Extract each line of the records below that contains the word "code".

> Stored data:
- - -

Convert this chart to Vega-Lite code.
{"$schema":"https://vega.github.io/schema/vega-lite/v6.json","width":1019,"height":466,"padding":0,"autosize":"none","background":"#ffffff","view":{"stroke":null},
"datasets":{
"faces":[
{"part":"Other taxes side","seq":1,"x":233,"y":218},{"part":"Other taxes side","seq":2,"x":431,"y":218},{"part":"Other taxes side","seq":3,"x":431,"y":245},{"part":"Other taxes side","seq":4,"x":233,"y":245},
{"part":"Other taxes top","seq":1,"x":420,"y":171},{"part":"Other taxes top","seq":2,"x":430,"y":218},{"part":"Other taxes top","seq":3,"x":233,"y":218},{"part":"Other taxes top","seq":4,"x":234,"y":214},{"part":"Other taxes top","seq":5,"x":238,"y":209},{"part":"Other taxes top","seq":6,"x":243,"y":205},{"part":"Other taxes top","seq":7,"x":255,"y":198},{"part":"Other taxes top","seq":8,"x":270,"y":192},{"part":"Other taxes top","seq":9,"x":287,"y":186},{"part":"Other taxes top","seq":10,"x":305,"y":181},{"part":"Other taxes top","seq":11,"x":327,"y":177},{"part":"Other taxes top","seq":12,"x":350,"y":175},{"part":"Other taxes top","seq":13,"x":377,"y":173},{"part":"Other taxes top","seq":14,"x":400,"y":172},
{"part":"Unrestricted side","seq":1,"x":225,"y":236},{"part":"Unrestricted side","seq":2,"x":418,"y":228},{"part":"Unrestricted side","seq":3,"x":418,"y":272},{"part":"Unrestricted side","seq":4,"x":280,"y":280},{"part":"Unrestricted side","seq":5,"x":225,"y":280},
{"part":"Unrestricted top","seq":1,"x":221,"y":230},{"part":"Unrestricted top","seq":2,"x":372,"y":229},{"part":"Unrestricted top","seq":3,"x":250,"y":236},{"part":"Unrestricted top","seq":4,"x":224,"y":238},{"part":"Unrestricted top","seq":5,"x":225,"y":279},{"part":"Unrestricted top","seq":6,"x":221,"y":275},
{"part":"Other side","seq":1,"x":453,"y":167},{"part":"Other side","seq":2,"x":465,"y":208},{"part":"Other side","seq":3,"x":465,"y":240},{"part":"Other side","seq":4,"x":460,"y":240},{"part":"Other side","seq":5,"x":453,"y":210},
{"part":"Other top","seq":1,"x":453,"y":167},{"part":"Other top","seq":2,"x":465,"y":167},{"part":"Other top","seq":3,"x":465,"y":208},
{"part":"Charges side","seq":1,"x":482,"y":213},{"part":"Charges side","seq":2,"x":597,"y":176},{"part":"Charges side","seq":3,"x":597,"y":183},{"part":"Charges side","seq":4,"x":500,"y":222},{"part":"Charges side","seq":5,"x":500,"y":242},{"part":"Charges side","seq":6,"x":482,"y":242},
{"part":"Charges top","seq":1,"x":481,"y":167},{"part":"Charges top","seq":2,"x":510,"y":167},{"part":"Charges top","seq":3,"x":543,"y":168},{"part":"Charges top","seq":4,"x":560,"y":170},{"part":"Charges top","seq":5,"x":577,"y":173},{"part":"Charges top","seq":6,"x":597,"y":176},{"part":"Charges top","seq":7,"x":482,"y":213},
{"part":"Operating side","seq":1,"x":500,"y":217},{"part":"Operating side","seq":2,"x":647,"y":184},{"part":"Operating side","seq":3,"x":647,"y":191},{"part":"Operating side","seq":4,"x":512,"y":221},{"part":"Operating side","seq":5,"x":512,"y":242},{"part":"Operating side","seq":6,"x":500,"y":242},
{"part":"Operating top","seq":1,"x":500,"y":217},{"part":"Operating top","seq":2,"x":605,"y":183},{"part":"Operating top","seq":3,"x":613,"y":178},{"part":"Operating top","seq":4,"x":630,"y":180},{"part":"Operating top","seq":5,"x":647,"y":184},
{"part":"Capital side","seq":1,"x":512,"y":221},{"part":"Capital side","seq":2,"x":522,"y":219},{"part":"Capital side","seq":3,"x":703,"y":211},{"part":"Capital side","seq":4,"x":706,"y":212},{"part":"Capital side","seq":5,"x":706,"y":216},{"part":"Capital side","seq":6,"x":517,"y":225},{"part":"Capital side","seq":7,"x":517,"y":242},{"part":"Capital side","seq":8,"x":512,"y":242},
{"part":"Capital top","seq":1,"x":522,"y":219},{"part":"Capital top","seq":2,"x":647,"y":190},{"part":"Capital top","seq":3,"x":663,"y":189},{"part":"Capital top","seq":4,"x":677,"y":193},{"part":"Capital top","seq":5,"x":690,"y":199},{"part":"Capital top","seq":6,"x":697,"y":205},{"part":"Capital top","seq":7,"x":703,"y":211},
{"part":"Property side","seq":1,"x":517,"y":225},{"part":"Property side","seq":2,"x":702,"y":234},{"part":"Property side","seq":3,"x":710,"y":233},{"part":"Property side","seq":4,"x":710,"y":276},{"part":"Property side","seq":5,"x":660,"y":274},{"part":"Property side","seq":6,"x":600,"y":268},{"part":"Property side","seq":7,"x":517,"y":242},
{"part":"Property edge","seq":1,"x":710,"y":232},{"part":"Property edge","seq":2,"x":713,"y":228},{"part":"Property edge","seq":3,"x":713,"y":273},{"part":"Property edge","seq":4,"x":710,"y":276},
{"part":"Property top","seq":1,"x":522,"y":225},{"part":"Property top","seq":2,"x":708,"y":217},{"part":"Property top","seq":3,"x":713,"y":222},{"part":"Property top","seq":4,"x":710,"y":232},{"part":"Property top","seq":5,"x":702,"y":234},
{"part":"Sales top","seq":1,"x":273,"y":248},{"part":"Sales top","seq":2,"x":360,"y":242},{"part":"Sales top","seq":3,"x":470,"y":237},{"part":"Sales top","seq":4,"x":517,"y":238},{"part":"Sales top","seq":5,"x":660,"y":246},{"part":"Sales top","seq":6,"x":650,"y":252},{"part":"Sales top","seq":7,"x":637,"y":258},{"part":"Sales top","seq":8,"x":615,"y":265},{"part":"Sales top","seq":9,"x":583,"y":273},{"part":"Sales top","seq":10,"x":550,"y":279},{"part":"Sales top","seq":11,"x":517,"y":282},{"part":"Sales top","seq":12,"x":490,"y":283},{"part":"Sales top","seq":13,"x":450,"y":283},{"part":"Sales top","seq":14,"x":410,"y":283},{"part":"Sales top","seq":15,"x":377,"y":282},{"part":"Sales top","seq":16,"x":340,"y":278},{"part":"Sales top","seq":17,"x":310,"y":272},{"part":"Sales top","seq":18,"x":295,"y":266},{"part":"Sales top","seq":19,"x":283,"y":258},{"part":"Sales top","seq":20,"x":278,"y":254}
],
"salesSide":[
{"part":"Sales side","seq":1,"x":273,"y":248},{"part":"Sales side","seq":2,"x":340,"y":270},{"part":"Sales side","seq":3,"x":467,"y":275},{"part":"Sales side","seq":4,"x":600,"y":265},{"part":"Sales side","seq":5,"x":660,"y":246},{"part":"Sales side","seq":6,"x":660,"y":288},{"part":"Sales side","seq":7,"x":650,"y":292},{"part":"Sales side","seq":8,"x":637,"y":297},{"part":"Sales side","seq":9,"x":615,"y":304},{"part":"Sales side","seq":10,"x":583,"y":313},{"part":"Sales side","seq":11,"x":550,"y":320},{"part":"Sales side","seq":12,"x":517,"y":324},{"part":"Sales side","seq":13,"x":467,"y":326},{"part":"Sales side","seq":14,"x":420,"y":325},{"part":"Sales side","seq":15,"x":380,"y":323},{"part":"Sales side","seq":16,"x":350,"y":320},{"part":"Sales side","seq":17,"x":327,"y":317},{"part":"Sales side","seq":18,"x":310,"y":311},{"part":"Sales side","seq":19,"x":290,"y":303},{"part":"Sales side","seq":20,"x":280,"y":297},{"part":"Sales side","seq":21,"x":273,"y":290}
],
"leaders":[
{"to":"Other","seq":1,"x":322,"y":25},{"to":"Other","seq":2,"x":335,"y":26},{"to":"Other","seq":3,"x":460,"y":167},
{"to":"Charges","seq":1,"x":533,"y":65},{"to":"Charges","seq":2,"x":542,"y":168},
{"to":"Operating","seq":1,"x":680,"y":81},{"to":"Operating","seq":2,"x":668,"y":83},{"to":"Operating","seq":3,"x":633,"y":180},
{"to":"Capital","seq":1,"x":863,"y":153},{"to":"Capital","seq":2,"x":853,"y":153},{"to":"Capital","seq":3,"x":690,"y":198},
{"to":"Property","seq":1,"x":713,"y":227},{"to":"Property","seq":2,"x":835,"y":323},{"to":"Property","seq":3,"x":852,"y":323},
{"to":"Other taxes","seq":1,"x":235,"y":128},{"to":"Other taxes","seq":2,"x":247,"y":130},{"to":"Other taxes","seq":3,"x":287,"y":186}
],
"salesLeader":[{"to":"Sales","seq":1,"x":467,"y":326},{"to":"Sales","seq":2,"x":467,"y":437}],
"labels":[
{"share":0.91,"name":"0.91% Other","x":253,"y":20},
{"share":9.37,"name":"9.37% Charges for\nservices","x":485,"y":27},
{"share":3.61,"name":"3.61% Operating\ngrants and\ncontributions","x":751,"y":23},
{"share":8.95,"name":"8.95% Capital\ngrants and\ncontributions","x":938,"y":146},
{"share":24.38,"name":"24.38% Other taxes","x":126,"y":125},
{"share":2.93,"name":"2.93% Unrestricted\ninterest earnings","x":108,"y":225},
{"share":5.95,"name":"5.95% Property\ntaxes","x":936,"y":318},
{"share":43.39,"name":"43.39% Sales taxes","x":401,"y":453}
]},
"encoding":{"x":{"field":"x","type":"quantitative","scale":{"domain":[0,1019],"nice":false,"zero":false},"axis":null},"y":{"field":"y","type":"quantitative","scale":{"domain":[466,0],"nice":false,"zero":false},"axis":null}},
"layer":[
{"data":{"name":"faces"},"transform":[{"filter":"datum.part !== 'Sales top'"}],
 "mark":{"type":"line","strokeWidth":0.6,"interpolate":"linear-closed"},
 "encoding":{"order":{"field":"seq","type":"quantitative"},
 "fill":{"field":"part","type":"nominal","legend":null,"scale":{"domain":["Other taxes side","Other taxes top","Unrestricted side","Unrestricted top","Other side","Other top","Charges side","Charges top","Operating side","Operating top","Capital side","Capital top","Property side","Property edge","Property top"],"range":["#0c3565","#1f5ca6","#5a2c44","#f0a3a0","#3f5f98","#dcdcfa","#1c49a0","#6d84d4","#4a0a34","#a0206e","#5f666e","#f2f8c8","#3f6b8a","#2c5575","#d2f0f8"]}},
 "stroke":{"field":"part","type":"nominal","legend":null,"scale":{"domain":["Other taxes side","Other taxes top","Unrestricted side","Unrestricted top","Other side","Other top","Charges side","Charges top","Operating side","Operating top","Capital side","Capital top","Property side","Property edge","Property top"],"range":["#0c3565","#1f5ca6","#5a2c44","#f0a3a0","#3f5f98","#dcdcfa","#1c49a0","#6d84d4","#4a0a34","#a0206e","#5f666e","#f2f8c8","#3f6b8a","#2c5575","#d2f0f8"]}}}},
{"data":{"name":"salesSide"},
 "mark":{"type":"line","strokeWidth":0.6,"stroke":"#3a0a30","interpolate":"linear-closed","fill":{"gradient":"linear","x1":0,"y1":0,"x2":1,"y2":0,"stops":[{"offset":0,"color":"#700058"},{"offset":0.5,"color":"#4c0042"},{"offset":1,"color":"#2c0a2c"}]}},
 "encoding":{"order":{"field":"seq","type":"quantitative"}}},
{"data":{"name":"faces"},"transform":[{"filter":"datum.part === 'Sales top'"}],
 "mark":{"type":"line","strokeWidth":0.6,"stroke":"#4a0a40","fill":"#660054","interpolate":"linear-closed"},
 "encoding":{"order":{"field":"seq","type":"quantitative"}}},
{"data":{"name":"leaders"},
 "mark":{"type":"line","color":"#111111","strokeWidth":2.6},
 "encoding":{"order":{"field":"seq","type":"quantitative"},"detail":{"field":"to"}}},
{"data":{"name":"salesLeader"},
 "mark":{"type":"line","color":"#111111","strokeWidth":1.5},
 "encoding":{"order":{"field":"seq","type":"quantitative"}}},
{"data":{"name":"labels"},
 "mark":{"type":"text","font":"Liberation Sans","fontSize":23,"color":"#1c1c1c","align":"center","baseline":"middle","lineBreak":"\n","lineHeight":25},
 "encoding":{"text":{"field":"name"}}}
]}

- - -

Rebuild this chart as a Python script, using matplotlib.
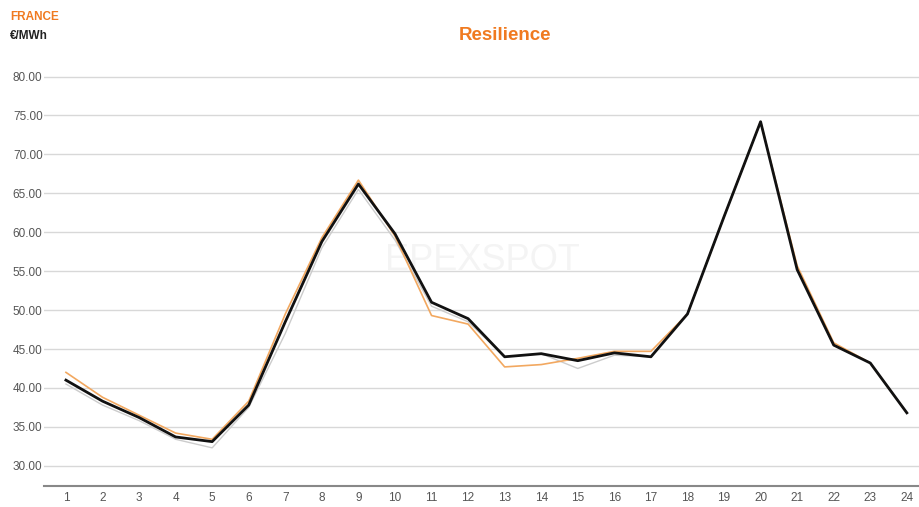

- - -

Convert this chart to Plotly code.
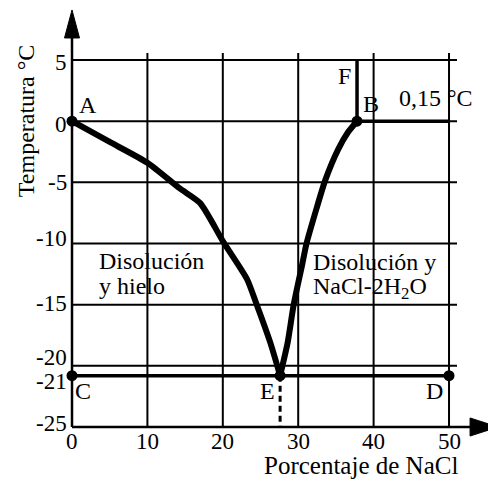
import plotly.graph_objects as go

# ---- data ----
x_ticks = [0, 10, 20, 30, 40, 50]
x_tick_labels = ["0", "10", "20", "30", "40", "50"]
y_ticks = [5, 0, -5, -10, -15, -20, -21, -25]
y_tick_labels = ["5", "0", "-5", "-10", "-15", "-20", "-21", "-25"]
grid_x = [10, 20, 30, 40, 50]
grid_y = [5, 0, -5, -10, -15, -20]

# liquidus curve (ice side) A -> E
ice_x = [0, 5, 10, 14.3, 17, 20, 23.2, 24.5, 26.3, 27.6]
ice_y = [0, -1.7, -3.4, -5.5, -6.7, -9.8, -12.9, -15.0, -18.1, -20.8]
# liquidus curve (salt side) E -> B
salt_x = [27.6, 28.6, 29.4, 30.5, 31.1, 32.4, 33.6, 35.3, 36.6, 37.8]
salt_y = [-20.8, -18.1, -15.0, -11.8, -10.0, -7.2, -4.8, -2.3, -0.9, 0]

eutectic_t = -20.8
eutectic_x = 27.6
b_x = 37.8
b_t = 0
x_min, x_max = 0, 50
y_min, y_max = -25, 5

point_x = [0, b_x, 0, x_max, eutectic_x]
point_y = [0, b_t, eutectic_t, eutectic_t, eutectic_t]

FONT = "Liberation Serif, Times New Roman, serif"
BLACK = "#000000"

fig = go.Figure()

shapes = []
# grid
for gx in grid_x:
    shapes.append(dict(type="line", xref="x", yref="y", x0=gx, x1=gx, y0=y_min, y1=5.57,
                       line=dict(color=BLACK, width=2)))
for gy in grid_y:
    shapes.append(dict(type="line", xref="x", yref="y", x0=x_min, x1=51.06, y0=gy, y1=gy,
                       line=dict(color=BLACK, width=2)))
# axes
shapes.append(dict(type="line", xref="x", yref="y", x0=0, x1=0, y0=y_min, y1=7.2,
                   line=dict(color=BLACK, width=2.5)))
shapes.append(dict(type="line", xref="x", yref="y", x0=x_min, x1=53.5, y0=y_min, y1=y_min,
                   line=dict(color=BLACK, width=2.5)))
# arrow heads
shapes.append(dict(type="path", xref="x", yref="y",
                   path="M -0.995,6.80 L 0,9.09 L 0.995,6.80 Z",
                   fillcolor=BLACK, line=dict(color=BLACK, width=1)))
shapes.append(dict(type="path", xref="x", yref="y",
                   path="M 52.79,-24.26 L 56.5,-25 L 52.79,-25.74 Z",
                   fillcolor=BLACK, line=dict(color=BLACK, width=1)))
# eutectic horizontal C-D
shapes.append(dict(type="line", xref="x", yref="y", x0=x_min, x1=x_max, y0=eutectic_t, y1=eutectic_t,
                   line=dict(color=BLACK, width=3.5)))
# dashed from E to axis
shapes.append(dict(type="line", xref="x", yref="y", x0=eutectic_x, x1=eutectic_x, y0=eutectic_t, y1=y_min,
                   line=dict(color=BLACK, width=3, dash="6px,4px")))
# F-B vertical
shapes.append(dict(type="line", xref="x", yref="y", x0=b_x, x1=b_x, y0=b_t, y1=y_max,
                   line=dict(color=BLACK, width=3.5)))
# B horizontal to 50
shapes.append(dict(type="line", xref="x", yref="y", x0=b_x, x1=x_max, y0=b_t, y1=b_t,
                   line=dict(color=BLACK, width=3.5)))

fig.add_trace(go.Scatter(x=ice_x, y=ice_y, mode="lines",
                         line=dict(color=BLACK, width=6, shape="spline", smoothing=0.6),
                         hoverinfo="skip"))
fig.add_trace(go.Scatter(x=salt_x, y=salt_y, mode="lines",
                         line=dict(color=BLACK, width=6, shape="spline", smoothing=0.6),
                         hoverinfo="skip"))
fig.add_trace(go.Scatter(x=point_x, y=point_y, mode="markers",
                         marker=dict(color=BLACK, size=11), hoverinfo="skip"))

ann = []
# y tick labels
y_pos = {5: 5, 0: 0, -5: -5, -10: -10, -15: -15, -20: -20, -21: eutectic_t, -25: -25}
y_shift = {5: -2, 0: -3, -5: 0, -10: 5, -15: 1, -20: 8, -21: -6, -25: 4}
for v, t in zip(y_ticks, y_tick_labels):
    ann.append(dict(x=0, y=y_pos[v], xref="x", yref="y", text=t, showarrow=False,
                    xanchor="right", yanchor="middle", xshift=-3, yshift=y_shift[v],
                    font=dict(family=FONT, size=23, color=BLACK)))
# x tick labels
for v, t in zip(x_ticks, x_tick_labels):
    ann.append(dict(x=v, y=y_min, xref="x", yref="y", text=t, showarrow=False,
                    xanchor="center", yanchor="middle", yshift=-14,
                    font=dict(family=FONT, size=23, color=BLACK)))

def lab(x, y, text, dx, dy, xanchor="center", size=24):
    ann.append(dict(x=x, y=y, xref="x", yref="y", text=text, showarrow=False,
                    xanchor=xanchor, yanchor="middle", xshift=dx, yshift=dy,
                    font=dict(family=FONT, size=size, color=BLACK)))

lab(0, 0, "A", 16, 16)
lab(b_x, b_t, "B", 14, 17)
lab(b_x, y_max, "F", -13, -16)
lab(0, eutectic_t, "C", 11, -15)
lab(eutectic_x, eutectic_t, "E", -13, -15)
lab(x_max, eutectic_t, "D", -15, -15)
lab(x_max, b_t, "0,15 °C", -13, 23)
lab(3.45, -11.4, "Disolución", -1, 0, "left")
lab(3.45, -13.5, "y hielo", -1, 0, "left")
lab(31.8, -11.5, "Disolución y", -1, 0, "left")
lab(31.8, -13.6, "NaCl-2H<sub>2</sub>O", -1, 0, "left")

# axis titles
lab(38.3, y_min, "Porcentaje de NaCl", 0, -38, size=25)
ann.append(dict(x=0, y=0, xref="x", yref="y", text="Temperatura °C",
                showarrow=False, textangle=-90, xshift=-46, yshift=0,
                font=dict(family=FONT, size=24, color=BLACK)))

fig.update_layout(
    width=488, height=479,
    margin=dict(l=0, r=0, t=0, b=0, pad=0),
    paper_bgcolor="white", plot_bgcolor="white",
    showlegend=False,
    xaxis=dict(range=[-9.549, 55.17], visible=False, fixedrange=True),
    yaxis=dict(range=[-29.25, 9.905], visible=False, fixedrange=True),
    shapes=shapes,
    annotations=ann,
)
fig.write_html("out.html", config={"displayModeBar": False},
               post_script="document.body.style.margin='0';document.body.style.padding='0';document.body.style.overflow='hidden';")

- - -

> Completed task:
Convert this chart to Vega-Lite code.
Convert this chart to Plotly code.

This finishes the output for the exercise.